Begin
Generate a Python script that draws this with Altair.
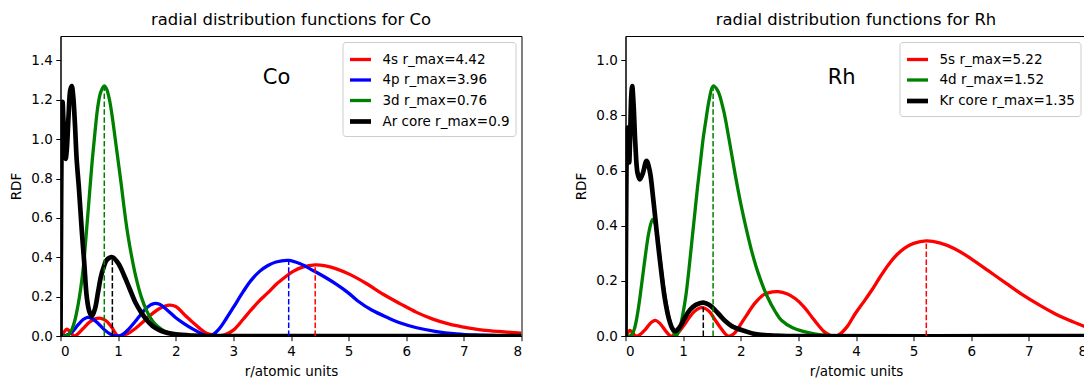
import altair as alt
import pandas as pd

FONT = "DejaVu Sans"

# ---------------- Co panel data ----------------
CO_LABELS = ["4s r_max=4.42", "4p r_max=3.96", "3d r_max=0.76", "Ar core r_max=0.9"]
CO_COLORS = ["#ff0000", "#0000ff", "#008000", "#000000"]
CO_WIDTHS = [3.3, 3.3, 3.3, 4.7]
CO_RMAX = [4.42, 3.96, 0.76, 0.9]
CO_PEAK = [0.361, 0.384, 1.27, 0.40]

CO_4S = [(0, 0), (0.05, 0.015), (0.11, 0.035), (0.17, 0.02), (0.24, 0), (0.3, 0.01), (0.4, 0.04),
         (0.5, 0.07), (0.6, 0.087), (0.7, 0.09), (0.8, 0.075), (0.9, 0.04), (0.95, 0.015), (1.0, 0),
         (1.1, 0.005), (1.2, 0.018), (1.3, 0.038), (1.4, 0.063), (1.5, 0.09), (1.6, 0.115), (1.72, 0.14),
         (1.89, 0.157), (2.0, 0.15), (2.18, 0.10), (2.3, 0.068), (2.41, 0.04), (2.5, 0.02), (2.6, 0.008),
         (2.73, 0), (2.85, 0.006), (3.0, 0.03), (3.17, 0.085), (3.3, 0.13), (3.45, 0.178), (3.6, 0.22),
         (3.74, 0.262), (3.9, 0.3), (4.03, 0.327), (4.2, 0.35), (4.42, 0.361), (4.6, 0.356), (4.8, 0.34),
         (5.02, 0.313), (5.3, 0.268), (5.6, 0.212), (5.9, 0.163), (6.18, 0.12), (6.45, 0.087),
         (6.75, 0.06), (7.0, 0.045), (7.33, 0.03), (7.7, 0.021), (8.0, 0.014)]

CO_4P = [(0, 0), (0.1, 0.003), (0.2, 0.02), (0.3, 0.055), (0.4, 0.085), (0.47, 0.095), (0.55, 0.088),
         (0.65, 0.065), (0.75, 0.035), (0.85, 0.012), (0.92, 0.003), (0.98, 0), (1.05, 0.004),
         (1.1, 0.012), (1.2, 0.04), (1.3, 0.075), (1.4, 0.112), (1.5, 0.145), (1.62, 0.165),
         (1.72, 0.161), (1.85, 0.132), (2.0, 0.093), (2.15, 0.062), (2.3, 0.035), (2.45, 0.012),
         (2.56, 0), (2.65, 0.008), (2.75, 0.035), (2.88, 0.09), (3.0, 0.145), (3.17, 0.225), (3.3, 0.28),
         (3.45, 0.327), (3.6, 0.358), (3.74, 0.376), (3.96, 0.384), (4.15, 0.368), (4.4, 0.33),
         (4.6, 0.297), (4.79, 0.262), (5.0, 0.218), (5.16, 0.178), (5.4, 0.132), (5.68, 0.093),
         (5.9, 0.066), (6.18, 0.042), (6.5, 0.024), (6.87, 0.011), (7.2, 0.005), (7.6, 0.002), (8.0, 0.001)]

CO_3D = [(0, 0), (0.1, 0.001), (0.15, 0.01), (0.2, 0.035), (0.25, 0.08), (0.3, 0.15), (0.35, 0.24),
         (0.4, 0.36), (0.45, 0.53), (0.5, 0.71), (0.55, 0.89), (0.6, 1.04), (0.65, 1.17), (0.7, 1.24),
         (0.76, 1.27), (0.8, 1.255), (0.85, 1.2), (0.9, 1.11), (0.95, 1.0), (1.0, 0.89), (1.05, 0.78),
         (1.1, 0.66), (1.15, 0.55), (1.2, 0.46), (1.3, 0.31), (1.4, 0.2), (1.5, 0.125), (1.6, 0.075),
         (1.7, 0.045), (1.8, 0.026), (2.0, 0.008), (2.2, 0.002), (2.5, 0), (8.0, 0)]

CO_CORE = [(0, 0), (0.01, 0.6), (0.02, 1.05), (0.035, 1.19), (0.05, 1.1), (0.07, 0.95), (0.09, 0.9),
           (0.11, 0.95), (0.14, 1.12), (0.17, 1.25), (0.195, 1.27), (0.22, 1.22), (0.25, 1.08),
           (0.28, 0.9), (0.32, 0.75), (0.37, 0.533), (0.41, 0.38), (0.457, 0.195), (0.5, 0.125),
           (0.544, 0.1), (0.6, 0.14), (0.65, 0.22), (0.7, 0.3), (0.75, 0.35), (0.8, 0.385), (0.9, 0.4),
           (1.0, 0.37), (1.1, 0.31), (1.2, 0.24), (1.3, 0.17), (1.4, 0.12), (1.5, 0.08), (1.6, 0.05),
           (1.7, 0.032), (1.8, 0.02), (2.0, 0.008), (2.3, 0.002), (2.6, 0), (8.0, 0)]

# ---------------- Rh panel data ----------------
RH_LABELS = ["5s r_max=5.22", "4d r_max=1.52", "Kr core r_max=1.35"]
RH_COLORS = ["#ff0000", "#008000", "#000000"]
RH_WIDTHS = [3.3, 3.3, 4.7]
RH_RMAX = [5.22, 1.52, 1.35]
RH_PEAK = [0.345, 0.907, 0.121]

RH_5S = [(0, 0), (0.04, 0.012), (0.076, 0.02), (0.12, 0.012), (0.18, 0), (0.25, 0.005), (0.35, 0.025),
         (0.45, 0.05), (0.52, 0.057), (0.6, 0.045), (0.7, 0.018), (0.785, 0), (0.9, 0.01), (1.0, 0.035),
         (1.1, 0.065), (1.2, 0.09), (1.32, 0.103), (1.45, 0.09), (1.55, 0.06), (1.65, 0.03), (1.78, 0),
         (1.88, 0.008), (1.96, 0.03), (2.1, 0.075), (2.25, 0.12), (2.4, 0.15), (2.55, 0.16),
         (2.65, 0.161), (2.8, 0.153), (2.95, 0.135), (3.1, 0.105), (3.23, 0.07), (3.35, 0.038),
         (3.45, 0.015), (3.55, 0.003), (3.62, 0), (3.7, 0.004), (3.85, 0.035), (3.98, 0.079),
         (4.12, 0.12), (4.27, 0.165), (4.42, 0.215), (4.56, 0.258), (4.7, 0.293), (4.85, 0.32),
         (5.0, 0.336), (5.22, 0.345), (5.45, 0.338), (5.72, 0.316), (6.0, 0.28), (6.3, 0.236),
         (6.6, 0.192), (6.88, 0.151), (7.2, 0.11), (7.46, 0.08), (7.7, 0.057), (8.0, 0.032)]

RH_4D = [(0, 0), (0.07, 0), (0.12, 0.008), (0.16, 0.03), (0.2, 0.07), (0.25, 0.139), (0.325, 0.26),
         (0.41, 0.381), (0.47, 0.423), (0.51, 0.41), (0.55, 0.37), (0.6, 0.28), (0.68, 0.15),
         (0.75, 0.07), (0.82, 0.02), (0.875, 0), (0.93, 0.02), (1.0, 0.085), (1.05, 0.15), (1.1, 0.24),
         (1.15, 0.34), (1.2, 0.44), (1.25, 0.54), (1.3, 0.63), (1.35, 0.72), (1.4, 0.79), (1.45, 0.855),
         (1.52, 0.907), (1.6, 0.89), (1.7, 0.82), (1.8, 0.71), (1.9, 0.59), (2.0, 0.48), (2.1, 0.385),
         (2.2, 0.3), (2.3, 0.23), (2.45, 0.148), (2.6, 0.088), (2.71, 0.056), (2.9, 0.03), (3.1, 0.016),
         (3.3, 0.007), (3.5, 0.002), (3.8, 0), (8.0, 0)]

RH_CORE = [(0, 0), (0.01, 0.4), (0.025, 0.72), (0.035, 0.756), (0.05, 0.68), (0.064, 0.63), (0.08, 0.72),
           (0.1, 0.87), (0.116, 0.907), (0.14, 0.84), (0.17, 0.7), (0.21, 0.59), (0.25, 0.568),
           (0.3, 0.59), (0.365, 0.635), (0.42, 0.6), (0.48, 0.5), (0.54, 0.381), (0.6, 0.27),
           (0.68, 0.139), (0.75, 0.065), (0.82, 0.025), (0.87, 0.018), (0.95, 0.035), (1.03, 0.066),
           (1.12, 0.095), (1.22, 0.113), (1.35, 0.121), (1.45, 0.113), (1.55, 0.095), (1.65, 0.072),
           (1.73, 0.054), (1.85, 0.035), (2.07, 0.018), (2.25, 0.007), (2.5, 0.002), (2.8, 0), (8.0, 0)]

X_TICKS = [0, 1, 2, 3, 4, 5, 6, 7, 8]
CO_Y_TICKS = [0.0, 0.2, 0.4, 0.6, 0.8, 1.0, 1.2, 1.4]
RH_Y_TICKS = [0.0, 0.2, 0.4, 0.6, 0.8, 1.0]


def panel(title, element, labels, colors, widths, curves, rmax, peak, ymax, yticks, w, h):
    cscale = alt.Scale(domain=labels, range=colors)
    wscale = alt.Scale(type="ordinal", domain=labels, range=widths)
    legend = alt.Legend(title=None, orient="top-right", offset=6, fillColor="white",
                        strokeColor="#cccccc", cornerRadius=3, padding=5,
                        labelFontSize=13.5, labelFont=FONT, labelColor="black",
                        symbolType="stroke", symbolSize=440, rowPadding=0.5,
                        labelOffset=9, labelLimit=400)
    x = alt.X("r:Q", scale=alt.Scale(domain=[0, 8], nice=False, zero=False),
              axis=alt.Axis(values=X_TICKS, format="d", title="r/atomic units"))
    y = alt.Y("v:Q", scale=alt.Scale(domain=[0, ymax], nice=False),
              axis=alt.Axis(values=yticks, format=".1f", title="RDF"))
    layers = []
    for lab, pts in zip(labels, curves):
        df = pd.DataFrame(pts, columns=["r", "v"])
        df["series"] = lab
        layers.append(
            alt.Chart(df).mark_line(interpolate="catmull-rom", clip=True).encode(
                x=x, y=y,
                color=alt.Color("series:N", scale=cscale, legend=legend),
                strokeWidth=alt.StrokeWidth("series:N", scale=wscale, legend=legend),
            )
        )
    rules = pd.DataFrame({"r": rmax, "v": peak, "base": [0.0] * len(rmax), "series": labels})
    layers.append(
        alt.Chart(rules).mark_rule(strokeDash=[5.5, 2.4], strokeWidth=1.5).encode(
            x=x, y=alt.Y("base:Q", scale=alt.Scale(domain=[0, ymax], nice=False)), y2="v:Q",
            color=alt.Color("series:N", scale=cscale, legend=legend),
        )
    )
    ann = pd.DataFrame({"r": [3.75], "v": [ymax * 0.86], "t": [element]})
    layers.append(
        alt.Chart(ann).mark_text(fontSize=21, font=FONT, color="black", align="center",
                                 baseline="middle").encode(x=x, y=y, text="t:N")
    )
    return alt.layer(*layers).properties(
        width=w, height=h,
        view=alt.ViewBackground(stroke="black", strokeWidth=1, fill="white"),
        title=alt.TitleParams(title, fontSize=16.4, font=FONT, fontWeight="normal", color="black",
                              offset=8, anchor="middle"),
    )


left = panel("radial distribution functions for Co", "Co", CO_LABELS, CO_COLORS, CO_WIDTHS,
             [CO_4S, CO_4P, CO_3D, CO_CORE], CO_RMAX, CO_PEAK, 1.524, CO_Y_TICKS, 461, 300)
right = panel("radial distribution functions for Rh", "Rh", RH_LABELS, RH_COLORS, RH_WIDTHS,
              [RH_5S, RH_4D, RH_CORE], RH_RMAX, RH_PEAK, 1.0884, RH_Y_TICKS, 461, 300)

chart = alt.hconcat(left, right, spacing=51).resolve_scale(
    color="independent", strokeWidth="independent", x="independent", y="independent"
).resolve_legend(color="independent", strokeWidth="independent").properties(
    padding={"left": 8.5, "top": 11, "right": -4, "bottom": 0}
).configure(font=FONT).configure_view(
    stroke="black", strokeWidth=1
).configure_axis(
    domainColor="black", domainWidth=1, tickColor="black", tickWidth=1, tickSize=4.7,
    labelColor="black", labelFontSize=13.5, labelFont=FONT, labelPadding=3.5,
    titleColor="black", titleFontSize=13.5, titleFont=FONT, titleFontWeight="normal",
    grid=False, titlePadding=7,
)

chart.save("out.html", embed_options={"renderer": "svg", "actions": False})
End
§ WHAT THIS TASK INVOLVES
Give again, word for word, every line from the top of the data through the line with "CO_PEAK = [0.361, 0.384, 1.27, 0.40]", both ends included, and exclude the pictures.

§ EXERCISE SOLUTION
Generate a Python script that draws this with Altair.
import altair as alt
import pandas as pd

FONT = "DejaVu Sans"

# ---------------- Co panel data ----------------
CO_LABELS = ["4s r_max=4.42", "4p r_max=3.96", "3d r_max=0.76", "Ar core r_max=0.9"]
CO_COLORS = ["#ff0000", "#0000ff", "#008000", "#000000"]
CO_WIDTHS = [3.3, 3.3, 3.3, 4.7]
CO_RMAX = [4.42, 3.96, 0.76, 0.9]
CO_PEAK = [0.361, 0.384, 1.27, 0.40]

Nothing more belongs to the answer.